- AIM:
Every line of the listing must be reproduced as it stands. Leave the images behind.

- RECORDED DATA:
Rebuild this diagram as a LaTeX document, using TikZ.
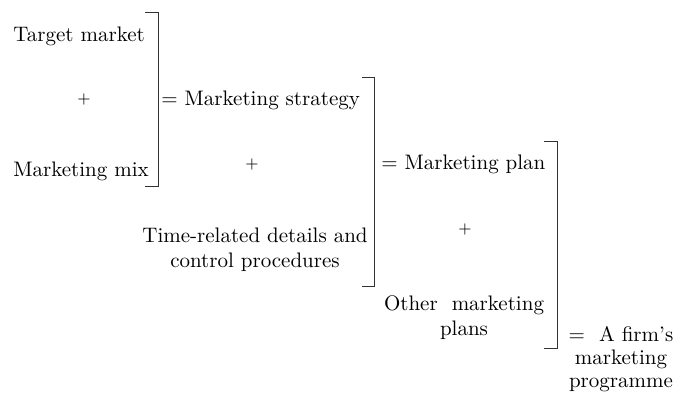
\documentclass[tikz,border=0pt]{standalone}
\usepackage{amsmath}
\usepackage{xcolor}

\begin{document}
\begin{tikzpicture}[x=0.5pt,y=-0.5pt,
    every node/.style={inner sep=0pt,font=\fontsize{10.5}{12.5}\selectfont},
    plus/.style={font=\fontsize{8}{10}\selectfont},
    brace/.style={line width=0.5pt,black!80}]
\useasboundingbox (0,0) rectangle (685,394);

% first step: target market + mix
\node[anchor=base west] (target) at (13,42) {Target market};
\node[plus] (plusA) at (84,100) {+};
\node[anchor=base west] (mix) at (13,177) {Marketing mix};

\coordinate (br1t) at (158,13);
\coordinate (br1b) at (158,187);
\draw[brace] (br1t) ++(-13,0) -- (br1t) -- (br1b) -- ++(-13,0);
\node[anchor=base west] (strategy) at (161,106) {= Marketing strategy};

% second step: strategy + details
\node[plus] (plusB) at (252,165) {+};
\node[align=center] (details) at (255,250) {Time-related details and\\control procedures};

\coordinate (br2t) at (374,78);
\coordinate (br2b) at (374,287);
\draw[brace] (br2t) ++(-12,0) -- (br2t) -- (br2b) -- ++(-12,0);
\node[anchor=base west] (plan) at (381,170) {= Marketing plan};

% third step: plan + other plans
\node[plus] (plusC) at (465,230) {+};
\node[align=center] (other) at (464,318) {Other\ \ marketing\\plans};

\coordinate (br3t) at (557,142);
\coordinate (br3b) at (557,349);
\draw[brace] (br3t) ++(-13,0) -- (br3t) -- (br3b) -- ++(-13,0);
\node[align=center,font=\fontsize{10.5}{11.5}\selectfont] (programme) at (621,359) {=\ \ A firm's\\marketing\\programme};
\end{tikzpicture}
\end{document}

- EXERCISE ANSWER:
Rebuild this diagram as a LaTeX document, using TikZ.
\documentclass[tikz,border=0pt]{standalone}
\usepackage{amsmath}
\usepackage{xcolor}

\begin{document}
\begin{tikzpicture}[x=0.5pt,y=-0.5pt,
    every node/.style={inner sep=0pt,font=\fontsize{10.5}{12.5}\selectfont},
    plus/.style={font=\fontsize{8}{10}\selectfont},
    brace/.style={line width=0.5pt,black!80}]
\useasboundingbox (0,0) rectangle (685,394);

% first step: target market + mix
\node[anchor=base west] (target) at (13,42) {Target market};
\node[plus] (plusA) at (84,100) {+};
\node[anchor=base west] (mix) at (13,177) {Marketing mix};

\coordinate (br1t) at (158,13);
\coordinate (br1b) at (158,187);
\draw[brace] (br1t) ++(-13,0) -- (br1t) -- (br1b) -- ++(-13,0);
\node[anchor=base west] (strategy) at (161,106) {= Marketing strategy};

% second step: strategy + details
\node[plus] (plusB) at (252,165) {+};
\node[align=center] (details) at (255,250) {Time-related details and\\control procedures};

\coordinate (br2t) at (374,78);
\coordinate (br2b) at (374,287);
\draw[brace] (br2t) ++(-12,0) -- (br2t) -- (br2b) -- ++(-12,0);
\node[anchor=base west] (plan) at (381,170) {= Marketing plan};

% third step: plan + other plans
\node[plus] (plusC) at (465,230) {+};
\node[align=center] (other) at (464,318) {Other\ \ marketing\\plans};

\coordinate (br3t) at (557,142);
\coordinate (br3b) at (557,349);
\draw[brace] (br3t) ++(-13,0) -- (br3t) -- (br3b) -- ++(-13,0);
\node[align=center,font=\fontsize{10.5}{11.5}\selectfont] (programme) at (621,359) {=\ \ A firm's\\marketing\\programme};
\end{tikzpicture}
\end{document}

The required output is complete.